Opinions About Reasonableness and Daubert

Medical billing experts provide opinions about the reasonable value of medical billings. Those opinions are routinely admitted into evidence in state and federal courts.

Doctors are not usually qualified to give an opinion about the reasonableness of their own charges. They might have anecdotal information about the charges of other practitioners in the same area for the same services, but they have rarely gathered sufficient facts to support an opinion about the usual, customary, and reasonable charges that prevail in their geographic area. Nor have they used a reasonable methodology to form their opinion.

Courts recognize that medical billing experts are qualified to render expert opinions by virtue of training and experience that most people lack. Medical billing experts learn to understand billing standards and the complex procedural codes that identify the specific services and procedures that have been billed. Courts agree that medical billing experts do not need medical training to qualify as expert witnesses in medical billing, but billing experts do acquire specialized knowledge that allows them to understand medical records and interpret diagnostic and procedural codes.

To satisfy the Daubert standard, medical billing experts base their opinions on sufficient facts and data. They rely on medical records and on databases that supply the costs of specific medical services that other providers within the same zip code have billed for the same services. Those sources provide sufficient data to support an expert’s analysis of a medical billing.

Expert Methodology to Determine Reasonable Value

After gathering data, medical billing experts derive their opinions from reliable methodologies. They begin by performing a line-by-line analysis of medical bills. They look for errors, including duplicate charges and other data entry errors.

After scrutinizing the billing, medical billing experts compare billings to medical records. Medical billings use procedural codes to identify services and procedures provided to a patient. Billing experts determine whether the medical records indicate that the services and procedures identified by procedural codes are the services and procedures that were provided.

Medical billing experts rely on their expert understanding of billing codes to assure that the billing does not reflect a more expensive service than the service that the patient received. For example, a billing code might reflect a more complex procedure than the one that was performed. An error of that nature results in overbilling. Overbilling always results in unreasonable charges.

Medical billing experts search billings for “ unbundling ” errors that occur when doctors use billing codes for separate services that were provided at the same time. Billing experts are aware of coding rules that require billers to use a single code, rather than multiple codes, to reflect certain procedures that are commonly undertaken in a single session. Using separate codes to describe the separate sessions result in overbilling. 
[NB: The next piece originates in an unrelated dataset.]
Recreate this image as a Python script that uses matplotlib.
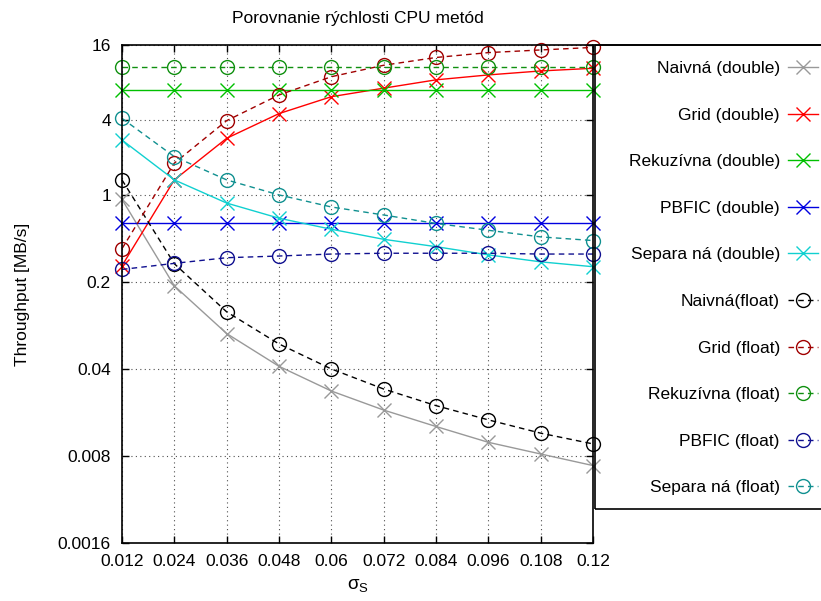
import numpy as np
import matplotlib.pyplot as plt
from matplotlib.patches import Rectangle

plt.rcParams['font.family'] = ['Liberation Sans', 'DejaVu Sans']
plt.rcParams['font.size'] = 12.5

# sigma_s values on the x axis
sigma = [0.012, 0.024, 0.036, 0.048, 0.06, 0.072, 0.084, 0.096, 0.108, 0.12]

# throughput in MB/s, double precision
naive_d = [0.92, 0.186, 0.077, 0.042, 0.0266, 0.0187, 0.0138, 0.0103, 0.0083, 0.0067]
grid_d = [0.27, 1.32, 2.85, 4.5, 6.15, 7.2, 8.4, 9.2, 9.9, 10.4]
rec_d = [7.0, 7.0, 7.0, 7.0, 7.0, 7.0, 7.0, 7.0, 7.0, 7.0]
pbfic_d = [0.6, 0.6, 0.6, 0.6, 0.6, 0.6, 0.6, 0.6, 0.6, 0.6]
sep_d = [2.76, 1.32, 0.86, 0.65, 0.53, 0.44, 0.384, 0.33, 0.29, 0.265]

# throughput in MB/s, single precision
naive_f = [1.32, 0.28, 0.115, 0.0635, 0.040, 0.0276, 0.0203, 0.0156, 0.0122, 0.0100]
grid_f = [0.37, 1.8, 3.95, 6.35, 8.9, 11.0, 12.7, 13.9, 14.6, 15.3]
rec_f = [10.7, 10.7, 10.7, 10.7, 10.7, 10.7, 10.7, 10.7, 10.7, 10.7]
pbfic_f = [0.252, 0.282, 0.313, 0.323, 0.335, 0.34, 0.34, 0.34, 0.335, 0.335]
sep_f = [4.12, 2.03, 1.32, 1.0, 0.80, 0.69, 0.59, 0.52, 0.46, 0.43]

yticks = [0.0016, 0.008, 0.04, 0.2, 1, 4, 16]
ytick_labels = ['0.0016', '0.008', '0.04', '0.2', '1', '4', '16']
xtick_labels = ['0.012', '0.024', '0.036', '0.048', '0.06', '0.072', '0.084', '0.096', '0.108', '0.12']

series = [
    (naive_d, 'Naivná (double)', '#999999', 'x'),
    (grid_d, 'Grid (double)', '#ff0000', 'x'),
    (rec_d, 'Rekuzívna (double)', '#00c000', 'x'),
    (pbfic_d, 'PBFIC (double)', '#0000e0', 'x'),
    (sep_d, 'Separa ná (double)', '#10d0d0', 'x'),
    (naive_f, 'Naivná(float)', '#000000', 'o'),
    (grid_f, 'Grid (float)', '#a00000', 'o'),
    (rec_f, 'Rekuzívna (float)', '#109010', 'o'),
    (pbfic_f, 'PBFIC (float)', '#101090', 'o'),
    (sep_f, 'Separa ná (float)', '#109090', 'o'),
]

W, H = 821, 601
fig = plt.figure(figsize=(W / 100, H / 100), dpi=100)
ax = fig.add_axes([122 / W, 1 - 543 / H, (593 - 122) / W, (543 - 45) / H])

for vals, label, color, marker in series:
    kw = dict(color=color, lw=1.0, marker=marker, markersize=10,
              markeredgewidth=1.0, label=label)
    if marker == 'o':
        # single precision: hollow circles on dashed lines
        kw.update(markerfacecolor='none', dashes=(4, 3))
    ax.plot(sigma, vals, clip_on=False, **kw)

ax.set_yscale('log')
ax.set_xlim(sigma[0], sigma[-1])
ax.set_ylim(yticks[0], yticks[-1])
ax.set_yticks(yticks)
ax.set_yticklabels(ytick_labels)
ax.minorticks_off()
ax.set_xticks(sigma)
ax.set_xticklabels(xtick_labels)
ax.tick_params(direction='in', length=5, width=1, top=True, right=True,
               labelsize=12.5, pad=8)
ax.grid(True, color='#505050', linestyle=(0, (1, 3)), linewidth=0.8)
for s in ax.spines.values():
    s.set_linewidth(1.2)

ax.set_title('Porovnanie rýchlosti CPU metód', fontsize=12.5, pad=16)
ax.set_xlabel(r'$\mathregular{\sigma_S}$', fontsize=13.5, labelpad=6)
ax.set_ylabel('Throughput [MB/s]', fontsize=12.5, labelpad=20)

# key box on the right
fig.add_artist(Rectangle((595 / W, 1 - 509 / H), 0.5, (509 - 45) / H,
                         transform=fig.transFigure, fill=False,
                         edgecolor='black', lw=1.2, clip_on=False))
fig.add_artist(plt.Line2D([595 / W, 1], [1 - 45 / H] * 2, color='black', lw=1.2,
                          transform=fig.transFigure))

ax.legend(loc='upper right', bbox_to_anchor=(818 / W, 1 - 61 / H),
          bbox_transform=fig.transFigure, frameon=False, markerfirst=False,
          labelspacing=1.81, handlelength=1.7, handletextpad=0.5,
          borderaxespad=0, borderpad=0, fontsize=12.5)

fig.savefig('out.png', dpi=100)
Finally, medical billing experts use reliable databases to determine the actual prices charged by other physicians in the same area for the same services. That analysis allows the expert to determine whether the medical billing falls within a reasonable range of charges for the same services or is substantially higher. Billing databases are widely accepted as a reliable source of facts and data that supports a billing expert’s opinion regarding the reasonableness of medical billings

In personal injury cases, both plaintiffs and defendants can benefit from a medical billing expert’s analysis of the reasonable value of billed services. Plaintiffs use medical billing experts to prove reasonableness as a condition of recovering reimbursement of those charges as damages. Conversely, defendants use medical billing experts to challenge unreasonable charges.